Leisurely mornings in Glen Arbor, Mich., began at Coffee Roasters where, Mobley says, “There was just normal conversation, nobody bragging.”

Day after day, he listened to the small talk of local farmers until one day he said, “I’d love to take your portrait; do you mind?”

Violating his no-camera vow, he began going from farmer to farmer, taking pictures. Shooting purely for pleasure grew into a book project that, over the course of more than three years, took Mobley to 37 states, where he covered more than 100,000 miles and took about 35,000 pictures. The result is a coffee-table book, American Farmer: The Heart of Our Country, photographs by Paul Mobley, text by Katrina Fried (Welcome Books, $50).

The 264-page large-format book includes a preface by Today Show personality Willard Scott, whose family has included a farmer in every generation since — and before — 1759.
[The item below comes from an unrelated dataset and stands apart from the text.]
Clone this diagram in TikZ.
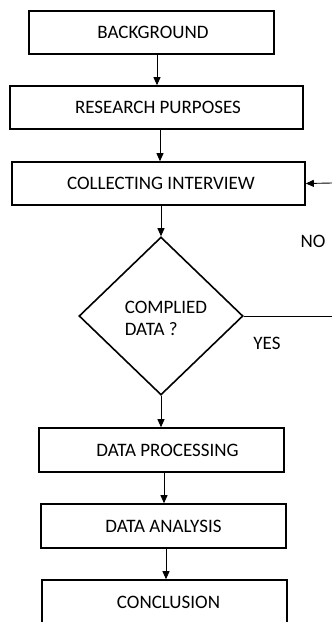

Scott writes of spending summers on his grandfather’s farm in Maryland where, he says, “I came to know a whole different world from what I’d experienced living in the city.”

By milking cows and delivering milk to the local Sealtest Dairy pickup station, Scott says he felt he was playing a small but important part in feeding America.
Among the farmers depicted in more than 150 images are many who work the land in Michigan, Mobley’s home state.
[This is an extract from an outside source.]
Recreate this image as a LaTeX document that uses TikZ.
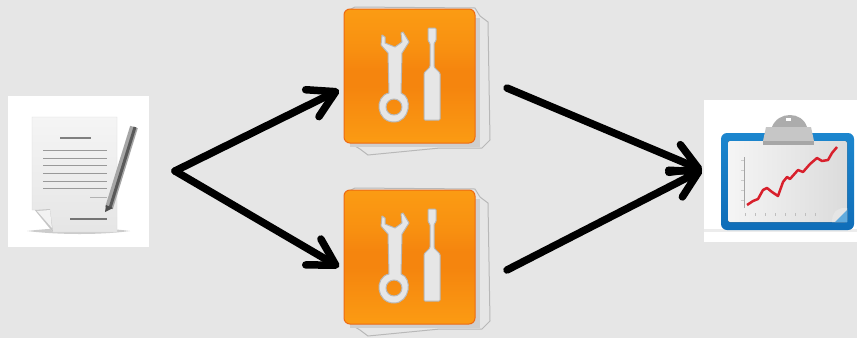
\documentclass[tikz,border=0pt]{standalone}
\usetikzlibrary{arrows.meta}
\definecolor{pagebg}{HTML}{E6E6E6}
\definecolor{edgegray}{HTML}{B8B8B8}
\definecolor{boardblue}{HTML}{1C86CE}
\definecolor{boarddark}{HTML}{0F6DB8}
\definecolor{linered}{HTML}{D8202C}
\definecolor{toolrim}{HTML}{EE6A12}
\definecolor{toollight}{HTML}{FFA916}
\definecolor{toolmid}{HTML}{F5850E}
\pgfdeclareverticalshading{toolorange}{100bp}{
  color(0bp)=(toolrim); color(4bp)=(toollight); color(12bp)=(toollight); color(46bp)=(toolmid);
  color(52bp)=(toolmid); color(60bp)=(toolmid!70!toollight); color(92bp)=(toollight); color(97bp)=(toollight!70!toolrim); color(100bp)=(toolrim)}
\tikzset{
  toolicon/.pic={
    % grey cut-out edge and shadow
    \draw[edgegray, fill=pagebg, line width=1pt] (-65,-64) -- (-55,-69) -- (65,-68) -- (70,-60) -- (78,-54)
      -- (80,64) -- (72,72) -- (30,72) -- (-42,79) -- (-50,73) -- (-60,67) -- cycle;
    \fill[pagebg!90!black] (-60,-58) rectangle (70,71);
    \shade[shading=toolorange, draw=toolrim, line width=1pt, rounded corners=6pt] (-66,-67) rectangle (65,67);
    % wrench
    \draw[edgegray, fill=pagebg, line width=1pt, even odd rule, line join=round]
      (-28,-41) -- (-29,-31) -- (-22,-23) -- (-21,17) .. controls (-36,20) and (-34,46) .. (-16,46)
      .. controls (0,46) and (3,21) .. (-9,17) -- (-8,-23) -- (-1,-34) -- (-7,-44) -- (-9,-43) -- (-8,-34)
      -- (-15,-29) -- (-25,-33) -- (-25,-39) -- cycle
      (-16,31) circle[radius=8];
    % screwdriver
    \draw[edgegray, fill=pagebg, line width=1pt, rounded corners=1pt]
      (18,-48) -- (26,-48) -- (26,-35) -- (24,-33) -- (24,-9) -- (30,-3) -- (30,44) -- (14,44)
      -- (14,-3) -- (20,-9) -- (20,-33) -- (18,-35) -- cycle;
  }
}
\begin{document}
\begin{tikzpicture}[
    x=1pt, y=-1pt,
    whitebox/.style={fill=white, inner sep=0pt},
    toolbox/.style={inner sep=0pt, minimum width=131pt, minimum height=132pt},
    arrowline/.style={line width=7.5pt, line cap=round, -{Straight Barb[length=26pt, width=30pt, round]}}
  ]
  \useasboundingbox (0,0) rectangle (857,338);
  \fill[pagebg] (0,0) rectangle (857,338);

  \node[whitebox, minimum width=141pt, minimum height=151pt] (doc) at (78.5,171.5) {};
  \node[whitebox, minimum width=153pt, minimum height=142pt] (chart) at (780.5,171) {};

  % document icon
  \fill[gray!40] (27,231) .. controls (60,227) and (100,227) .. (130,231) .. controls (100,235) and (60,235) .. cycle;
  \draw[gray!30, top color=gray!8, bottom color=gray!20] (32,117) -- (117,117) -- (117,232) -- (53,232) -- (35,210) -- (32,210) -- cycle;
  \fill[gray!45] (35,210) -- (50,209) -- (53,232) -- cycle;
  \fill[gray!10] (37,211) -- (50,210) -- (52,228) -- cycle;
  \draw[gray, line width=1.5pt] (60,138) -- (91,138);
  \foreach \liney in {150,158,165,173,181,188}
    \draw[gray!80, line width=1pt] (43,\liney) -- (107,\liney);
  \draw[gray!60, line width=1pt] (90,197) -- (107,197);
  \draw[gray!90!black, line width=1.2pt] (70,219) -- (107,219);
  \draw[gray!70, line width=8pt] (109,208) -- (134,127);
  \draw[gray!70!black, line width=3pt] (110,208) -- (135,127);
  \fill[gray!60!black] (105,212) -- (106,205) -- (113,208) -- cycle;

  % tool icons
  \pic at (410,76) {toolicon};
  \pic at (410,257) {toolicon};
  \node[toolbox] (toolA) at (410,76) {};
  \node[toolbox] (toolB) at (410,257) {};

  % chart icon
  \fill[gray!15] (704,229) -- (857,229) -- (857,232) -- (704,232) -- cycle;
  \shade[top color=boardblue, bottom color=boarddark, rounded corners=6pt] (721,133) rectangle (854,230);
  \fill[left color=gray!8, right color=gray!28, rounded corners=2pt] (728,141) rectangle (847,222);
  \fill[gray!65] (772,127) .. controls (778,111) and (802,111) .. (807,127) -- cycle;
  \fill[white] (786,118) rectangle (791,121);
  \fill[gray!45] (766,127) -- (811,127) -- (814,141) -- (763,141) -- cycle;
  \fill[gray!70] (763,141) rectangle (814,145);
  \draw[gray!70, line width=1pt] (744,157) -- (744,208);
  \foreach \ticky in {160,170,...,200}
    \draw[gray!40] (741,\ticky) -- (744,\ticky);
  \foreach \tickx in {745,755,...,815}
    \draw[gray!50, line width=1pt] (\tickx,213) -- (\tickx,216);
  \fill[gray!20] (832,222) .. controls (832,210) and (840,207) .. (847,208) -- (847,222) -- cycle;
  \fill[boardblue!70!white] (835,222) -- (847,210) -- (847,222) -- cycle;
  \draw[linered, line width=2.5pt, line join=round] (747,205) -- (753,201) -- (758,199) -- (763,190) -- (767,188) -- (772,192)
    -- (778,196) -- (783,182) -- (787,177) -- (790,179) -- (798,170) -- (803,172) -- (810,164) -- (817,158)
    -- (822,161) -- (828,160) -- (832,153) -- (837,147);

  % connectors
  \coordinate (fork) at (175,171);
  \coordinate (sink) at (702,170);
  \coordinate (toolAin) at (339,90);
  \coordinate (toolBin) at (339,267);
  \coordinate (toolAout) at (507,88);
  \coordinate (toolBout) at (507,270);
  \draw[arrowline] (fork) -- (toolAin);
  \draw[arrowline] (fork) -- (toolBin);
  \draw[arrowline] (toolAout) -- (sink);
  \draw[arrowline] (toolBout) -- (sink);
\end{tikzpicture}
\end{document}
(Mobley grew up in Grosse Pointe Shores, graduated from Grosse Pointe North High School and the College for Creative Studies. He, his wife, and daughters now divide their time between Michigan and New York City.)

Next month, on Oct. 12, he’ll be in his hometown autographing his book at the final Birmingham Farmers Market of the season.

Though he’s still doing his commercial work, Mobley says the time he spent photographing the farmers was, “almost like I was in a fantasy, to be in that way of life, the way it used to be.

“People seemed happier, kinder, less rushed.”